The INCLUDE form is almost always preferable when the extra columns are not used for filtering or ordering. It keeps the index narrow at the upper levels (faster descents, smaller cache footprint), avoids meaningless extra entries in the sort order, and is the only correct way to add payload columns to a UNIQUE index without breaking uniqueness semantics.

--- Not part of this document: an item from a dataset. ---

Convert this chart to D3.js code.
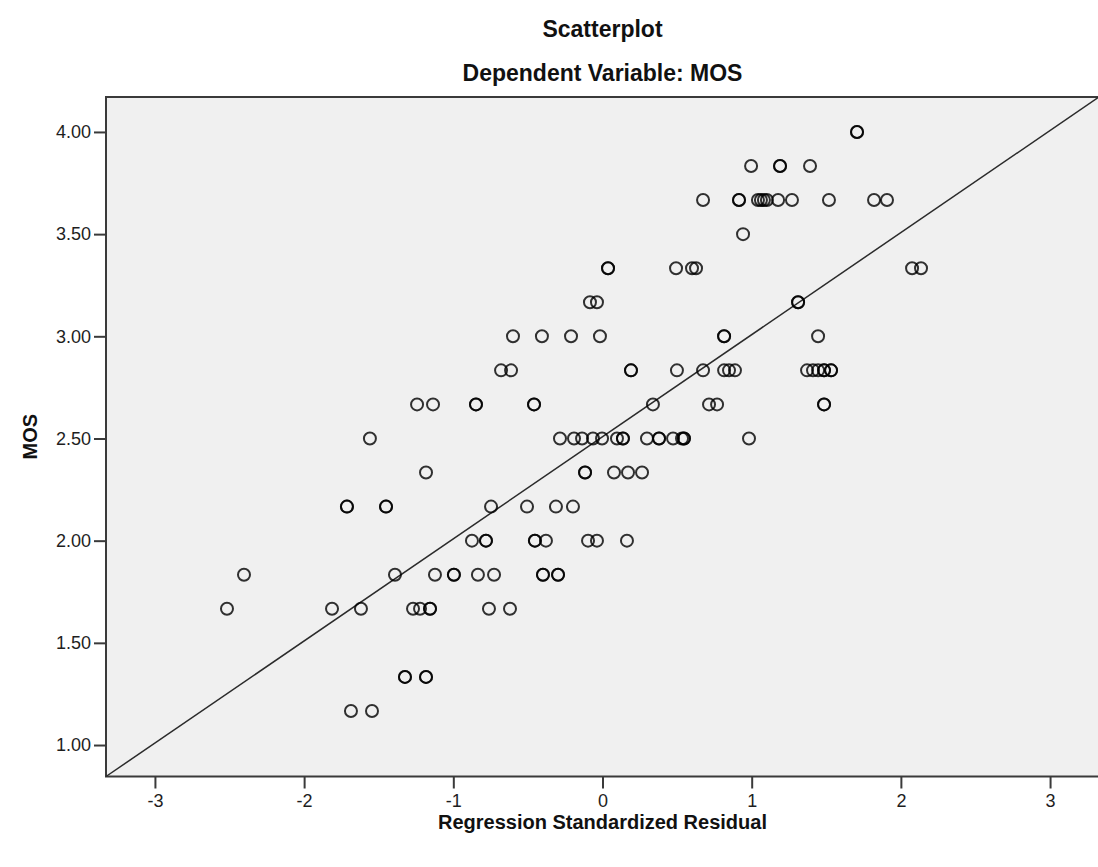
<!DOCTYPE html>
<html>
<head>
<meta charset="utf-8">
<script src="https://cdn.jsdelivr.net/npm/d3@7"></script>
<style>
  html, body { margin: 0; padding: 0; background: #fff; }
  svg { display: block; font-family: "Liberation Sans", Arial, sans-serif; }
</style>
</head>
<body>
<svg id="chart" width="1098" height="867"></svg>
<script>
// ---- Data ----
const chartTitle = "Scatterplot";
const chartSubtitle = "Dependent Variable: MOS";
const xTitle = "Regression Standardized Residual";
const yTitle = "MOS";

const xTicks = [-3, -2, -1, 0, 1, 2, 3];
const yTicks = [1.0, 1.5, 2.0, 2.5, 3.0, 3.5, 4.0];

// Regression standardized residual (x) and MOS (y), one entry per case
const residual = [
  // MOS 4.00
  1.706, 1.706,
  // MOS 3.83
  0.996, 1.190, 1.190, 1.391,
  // MOS 3.67
  0.674, 0.915, 0.915, 1.042, 1.062, 1.082, 1.102, 1.177, 1.270, 1.518, 1.820, 1.907,
  // MOS 3.50
  0.942,
  // MOS 3.33
  0.037, 0.037, 0.493, 0.600, 0.627, 2.075, 2.135,
  // MOS 3.17
  -0.084, -0.037, 1.311, 1.311,
  // MOS 3.00
  -0.600, -0.406, -0.211, -0.017, 0.815, 0.815, 1.445,
  // MOS 2.83
  -0.680, -0.613, 0.191, 0.191, 0.499, 0.674, 0.815, 0.848, 0.888, 1.371, 1.411, 1.445, 1.485, 1.485, 1.532, 1.532,
  // MOS 2.67
  -1.243, -1.136, -0.848, -0.848, -0.459, -0.459, 0.338, 0.714, 0.768, 1.485, 1.485,
  // MOS 2.50
  -1.559, -0.285, -0.191, -0.137, -0.064, -0.003, 0.097, 0.137, 0.137, 0.298, 0.379, 0.379, 0.473, 0.533, 0.546, 0.546, 0.982,
  // MOS 2.33
  -1.183, -0.117, -0.117, 0.077, 0.171, 0.265,
  // MOS 2.17
  -1.713, -1.713, -1.451, -1.451, -0.747, -0.506, -0.312, -0.198,
  // MOS 2.00
  -0.875, -0.781, -0.781, -0.453, -0.453, -0.379, -0.097, -0.037, 0.164,
  // MOS 1.83
  -2.403, -1.391, -1.123, -0.996, -0.996, -0.835, -0.727, -0.399, -0.399, -0.298, -0.298,
  // MOS 1.67
  -2.517, -1.813, -1.619, -1.270, -1.223, -1.156, -1.156, -0.761, -0.620,
  // MOS 1.33
  -1.324, -1.324, -1.183, -1.183,
  // MOS 1.17
  -1.686, -1.545
];

const mos = [
  4.0, 4.0,
  3.8333, 3.8333, 3.8333, 3.8333,
  3.6667, 3.6667, 3.6667, 3.6667, 3.6667, 3.6667, 3.6667, 3.6667, 3.6667, 3.6667, 3.6667, 3.6667,
  3.5,
  3.3333, 3.3333, 3.3333, 3.3333, 3.3333, 3.3333, 3.3333,
  3.1667, 3.1667, 3.1667, 3.1667,
  3.0, 3.0, 3.0, 3.0, 3.0, 3.0, 3.0,
  2.8333, 2.8333, 2.8333, 2.8333, 2.8333, 2.8333, 2.8333, 2.8333, 2.8333, 2.8333, 2.8333, 2.8333, 2.8333, 2.8333, 2.8333, 2.8333,
  2.6667, 2.6667, 2.6667, 2.6667, 2.6667, 2.6667, 2.6667, 2.6667, 2.6667, 2.6667, 2.6667,
  2.5, 2.5, 2.5, 2.5, 2.5, 2.5, 2.5, 2.5, 2.5, 2.5, 2.5, 2.5, 2.5, 2.5, 2.5, 2.5, 2.5,
  2.3333, 2.3333, 2.3333, 2.3333, 2.3333, 2.3333,
  2.1667, 2.1667, 2.1667, 2.1667, 2.1667, 2.1667, 2.1667, 2.1667,
  2.0, 2.0, 2.0, 2.0, 2.0, 2.0, 2.0, 2.0, 2.0,
  1.8333, 1.8333, 1.8333, 1.8333, 1.8333, 1.8333, 1.8333, 1.8333, 1.8333, 1.8333, 1.8333,
  1.6667, 1.6667, 1.6667, 1.6667, 1.6667, 1.6667, 1.6667, 1.6667, 1.6667,
  1.3333, 1.3333, 1.3333, 1.3333,
  1.1667, 1.1667
];

const xDomain = [-3.328, 3.328];
const yDomain = [0.846, 4.171];

// ---- Layout ----
const svg = d3.select("#chart");
const plot = { left: 106, right: 1099, top: 97, bottom: 776.5 };

const x = d3.scaleLinear().domain(xDomain).range([plot.left, plot.right]);
const y = d3.scaleLinear().domain(yDomain).range([plot.bottom, plot.top]);

// Plot background
svg.append("rect")
  .attr("x", plot.left).attr("y", plot.top)
  .attr("width", plot.right - plot.left).attr("height", plot.bottom - plot.top)
  .attr("fill", "#f0f0f0")
  .attr("stroke", "#3a3a3a").attr("stroke-width", 2);

// Diagonal reference line (corner to corner)
svg.append("line")
  .attr("x1", x(xDomain[0])).attr("y1", y(yDomain[0]))
  .attr("x2", x(xDomain[1])).attr("y2", y(yDomain[1]))
  .attr("stroke", "#2b2b2b").attr("stroke-width", 1.5);

// Points
const pts = residual.map((r, i) => ({ r, m: mos[i] }));
svg.append("g").selectAll("circle").data(pts).join("circle")
  .attr("cx", d => x(d.r)).attr("cy", d => y(d.m))
  .attr("r", 6)
  .attr("fill", "none")
  .attr("stroke", "rgba(0,0,0,0.8)")
  .attr("stroke-width", 2);

// Axes
const yAxis = d3.axisLeft(y).tickValues(yTicks).tickFormat(d3.format(".2f"))
  .tickSize(12).tickSizeOuter(0).tickPadding(3);
const gy = svg.append("g").attr("transform", `translate(${plot.left},0)`).call(yAxis);

const xAxis = d3.axisBottom(x).tickValues(xTicks).tickFormat(d => String(d))
  .tickSize(12).tickSizeOuter(0).tickPadding(6);
const gx = svg.append("g").attr("transform", `translate(0,${plot.bottom})`).call(xAxis);

[gx, gy].forEach(g => {
  g.select(".domain").remove();
  g.selectAll(".tick line").attr("stroke", "#3a3a3a").attr("stroke-width", 2);
  g.selectAll(".tick text")
    .attr("fill", "#1e1e1e")
    .style("font-family", "'Liberation Sans', Arial, sans-serif")
    .style("font-size", "18px");
});

// Titles
svg.append("text")
  .attr("x", (plot.left + plot.right) / 2).attr("y", 37)
  .attr("text-anchor", "middle")
  .style("font-size", "23px").style("font-weight", "bold").attr("fill", "#111")
  .text(chartTitle);

svg.append("text")
  .attr("x", (plot.left + plot.right) / 2).attr("y", 81)
  .attr("text-anchor", "middle")
  .style("font-size", "23px").style("font-weight", "bold").attr("fill", "#111")
  .text(chartSubtitle);

svg.append("text")
  .attr("x", (plot.left + plot.right) / 2).attr("y", 829)
  .attr("text-anchor", "middle")
  .style("font-size", "20px").style("font-weight", "bold").attr("fill", "#111")
  .text(xTitle);

svg.append("text")
  .attr("transform", `translate(37,${(plot.top + plot.bottom) / 2}) rotate(-90)`)
  .attr("text-anchor", "middle")
  .style("font-size", "20px").style("font-weight", "bold").attr("fill", "#111")
  .text(yTitle);
</script>
</body>
</html>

Example 1 — Build a Covering Index and Watch EXPLAIN Switch to Index Only Scan
-- Create a small users table, populate it, and observe the plans
-- before and after we add a covering index. All comments in English.
CREATE TABLE users (
id BIGSERIAL PRIMARY KEY,
last_name TEXT NOT NULL,
first_name TEXT NOT NULL,
email TEXT NOT NULL,
signup_date DATE NOT NULL,
country TEXT NOT NULL
);
-- Insert 200,000 synthetic rows so the planner has real statistics
INSERT INTO users (last_name, first_name, email, signup_date, country)
SELECT
'Last' || (g % 5000),
'First' || (g % 5000),
'user' || g || '@example.com',
DATE '2020-01-01' + (g % 1500),
(ARRAY['US','UK','DE','FR','JP'])[1 + (g % 5)]
FROM generate_series(1, 200000) AS g;
-- Plain B-tree index on the lookup column only
CREATE INDEX idx_users_last_name ON users (last_name);
-- Make sure stats and the visibility map are fresh
ANALYZE users;
VACUUM users;
-- Query that needs first_name and email in addition to the lookup key
EXPLAIN (ANALYZE, BUFFERS)
SELECT first_name, email
FROM users
WHERE last_name = 'Last42';Sample output (plain index, no INCLUDE):
Bitmap Heap Scan on users (cost=4.55..151.20 rows=40 width=27)
(actual time=0.082..0.341 rows=40 loops=1)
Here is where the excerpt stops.